## Problem statement:
Output the material exactly, but drop every image it holds.

## Provided data:
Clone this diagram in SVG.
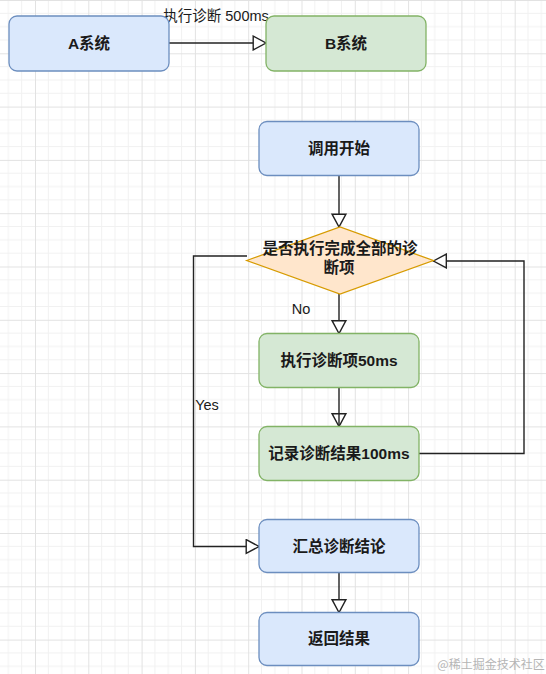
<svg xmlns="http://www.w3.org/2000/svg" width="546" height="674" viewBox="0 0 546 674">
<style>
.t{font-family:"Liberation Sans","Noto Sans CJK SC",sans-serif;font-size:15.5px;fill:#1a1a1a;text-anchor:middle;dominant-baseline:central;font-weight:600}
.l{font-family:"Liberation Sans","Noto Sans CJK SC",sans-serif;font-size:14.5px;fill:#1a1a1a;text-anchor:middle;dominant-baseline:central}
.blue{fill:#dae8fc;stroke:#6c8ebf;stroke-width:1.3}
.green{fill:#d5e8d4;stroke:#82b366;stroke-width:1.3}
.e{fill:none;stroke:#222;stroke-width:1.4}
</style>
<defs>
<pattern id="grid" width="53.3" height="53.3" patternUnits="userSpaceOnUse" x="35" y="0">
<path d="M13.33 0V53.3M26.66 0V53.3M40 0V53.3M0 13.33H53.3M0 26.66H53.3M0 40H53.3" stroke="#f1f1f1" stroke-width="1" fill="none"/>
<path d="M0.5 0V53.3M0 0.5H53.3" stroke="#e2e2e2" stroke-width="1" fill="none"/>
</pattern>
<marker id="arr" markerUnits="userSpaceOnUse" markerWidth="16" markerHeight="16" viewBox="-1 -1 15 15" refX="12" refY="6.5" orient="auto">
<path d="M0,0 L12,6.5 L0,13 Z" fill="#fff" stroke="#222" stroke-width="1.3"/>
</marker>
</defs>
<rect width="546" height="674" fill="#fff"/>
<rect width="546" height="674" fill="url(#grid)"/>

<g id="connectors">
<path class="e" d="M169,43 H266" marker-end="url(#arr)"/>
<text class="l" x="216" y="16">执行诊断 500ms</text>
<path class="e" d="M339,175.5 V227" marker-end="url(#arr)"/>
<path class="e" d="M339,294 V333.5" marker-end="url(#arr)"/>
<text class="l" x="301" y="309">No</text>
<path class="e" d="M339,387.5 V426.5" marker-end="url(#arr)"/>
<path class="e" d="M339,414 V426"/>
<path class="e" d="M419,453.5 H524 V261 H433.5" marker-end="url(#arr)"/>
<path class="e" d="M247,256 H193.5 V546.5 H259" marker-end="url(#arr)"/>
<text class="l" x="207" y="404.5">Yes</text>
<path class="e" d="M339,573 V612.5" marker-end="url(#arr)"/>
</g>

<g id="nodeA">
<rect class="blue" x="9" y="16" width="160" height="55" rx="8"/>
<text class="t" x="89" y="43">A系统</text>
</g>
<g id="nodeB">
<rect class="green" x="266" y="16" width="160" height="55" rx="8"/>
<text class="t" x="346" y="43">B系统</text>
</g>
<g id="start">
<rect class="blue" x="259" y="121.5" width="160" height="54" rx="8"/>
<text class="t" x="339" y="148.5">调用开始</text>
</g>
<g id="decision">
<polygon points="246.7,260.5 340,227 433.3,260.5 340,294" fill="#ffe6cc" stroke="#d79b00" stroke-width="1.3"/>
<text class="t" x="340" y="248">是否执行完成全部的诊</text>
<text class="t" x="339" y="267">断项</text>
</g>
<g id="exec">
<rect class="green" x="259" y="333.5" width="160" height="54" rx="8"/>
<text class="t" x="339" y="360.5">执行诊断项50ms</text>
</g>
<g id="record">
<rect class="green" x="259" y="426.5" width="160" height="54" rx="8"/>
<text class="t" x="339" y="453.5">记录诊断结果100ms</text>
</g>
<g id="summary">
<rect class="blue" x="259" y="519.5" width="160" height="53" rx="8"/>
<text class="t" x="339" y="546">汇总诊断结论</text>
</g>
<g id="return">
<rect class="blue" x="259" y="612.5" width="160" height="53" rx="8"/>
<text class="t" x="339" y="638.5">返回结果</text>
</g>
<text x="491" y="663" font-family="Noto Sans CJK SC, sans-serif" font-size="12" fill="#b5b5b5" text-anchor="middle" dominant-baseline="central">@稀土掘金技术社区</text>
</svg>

## Exercise output:
Clone this diagram in SVG.
<svg xmlns="http://www.w3.org/2000/svg" width="546" height="674" viewBox="0 0 546 674">
<style>
.t{font-family:"Liberation Sans","Noto Sans CJK SC",sans-serif;font-size:15.5px;fill:#1a1a1a;text-anchor:middle;dominant-baseline:central;font-weight:600}
.l{font-family:"Liberation Sans","Noto Sans CJK SC",sans-serif;font-size:14.5px;fill:#1a1a1a;text-anchor:middle;dominant-baseline:central}
.blue{fill:#dae8fc;stroke:#6c8ebf;stroke-width:1.3}
.green{fill:#d5e8d4;stroke:#82b366;stroke-width:1.3}
.e{fill:none;stroke:#222;stroke-width:1.4}
</style>
<defs>
<pattern id="grid" width="53.3" height="53.3" patternUnits="userSpaceOnUse" x="35" y="0">
<path d="M13.33 0V53.3M26.66 0V53.3M40 0V53.3M0 13.33H53.3M0 26.66H53.3M0 40H53.3" stroke="#f1f1f1" stroke-width="1" fill="none"/>
<path d="M0.5 0V53.3M0 0.5H53.3" stroke="#e2e2e2" stroke-width="1" fill="none"/>
</pattern>
<marker id="arr" markerUnits="userSpaceOnUse" markerWidth="16" markerHeight="16" viewBox="-1 -1 15 15" refX="12" refY="6.5" orient="auto">
<path d="M0,0 L12,6.5 L0,13 Z" fill="#fff" stroke="#222" stroke-width="1.3"/>
</marker>
</defs>
<rect width="546" height="674" fill="#fff"/>
<rect width="546" height="674" fill="url(#grid)"/>

<g id="connectors">
<path class="e" d="M169,43 H266" marker-end="url(#arr)"/>
<text class="l" x="216" y="16">执行诊断 500ms</text>
<path class="e" d="M339,175.5 V227" marker-end="url(#arr)"/>
<path class="e" d="M339,294 V333.5" marker-end="url(#arr)"/>
<text class="l" x="301" y="309">No</text>
<path class="e" d="M339,387.5 V426.5" marker-end="url(#arr)"/>
<path class="e" d="M339,414 V426"/>
<path class="e" d="M419,453.5 H524 V261 H433.5" marker-end="url(#arr)"/>
<path class="e" d="M247,256 H193.5 V546.5 H259" marker-end="url(#arr)"/>
<text class="l" x="207" y="404.5">Yes</text>
<path class="e" d="M339,573 V612.5" marker-end="url(#arr)"/>
</g>

<g id="nodeA">
<rect class="blue" x="9" y="16" width="160" height="55" rx="8"/>
<text class="t" x="89" y="43">A系统</text>
</g>
<g id="nodeB">
<rect class="green" x="266" y="16" width="160" height="55" rx="8"/>
<text class="t" x="346" y="43">B系统</text>
</g>
<g id="start">
<rect class="blue" x="259" y="121.5" width="160" height="54" rx="8"/>
<text class="t" x="339" y="148.5">调用开始</text>
</g>
<g id="decision">
<polygon points="246.7,260.5 340,227 433.3,260.5 340,294" fill="#ffe6cc" stroke="#d79b00" stroke-width="1.3"/>
<text class="t" x="340" y="248">是否执行完成全部的诊</text>
<text class="t" x="339" y="267">断项</text>
</g>
<g id="exec">
<rect class="green" x="259" y="333.5" width="160" height="54" rx="8"/>
<text class="t" x="339" y="360.5">执行诊断项50ms</text>
</g>
<g id="record">
<rect class="green" x="259" y="426.5" width="160" height="54" rx="8"/>
<text class="t" x="339" y="453.5">记录诊断结果100ms</text>
</g>
<g id="summary">
<rect class="blue" x="259" y="519.5" width="160" height="53" rx="8"/>
<text class="t" x="339" y="546">汇总诊断结论</text>
</g>
<g id="return">
<rect class="blue" x="259" y="612.5" width="160" height="53" rx="8"/>
<text class="t" x="339" y="638.5">返回结果</text>
</g>
<text x="491" y="663" font-family="Noto Sans CJK SC, sans-serif" font-size="12" fill="#b5b5b5" text-anchor="middle" dominant-baseline="central">@稀土掘金技术社区</text>
</svg>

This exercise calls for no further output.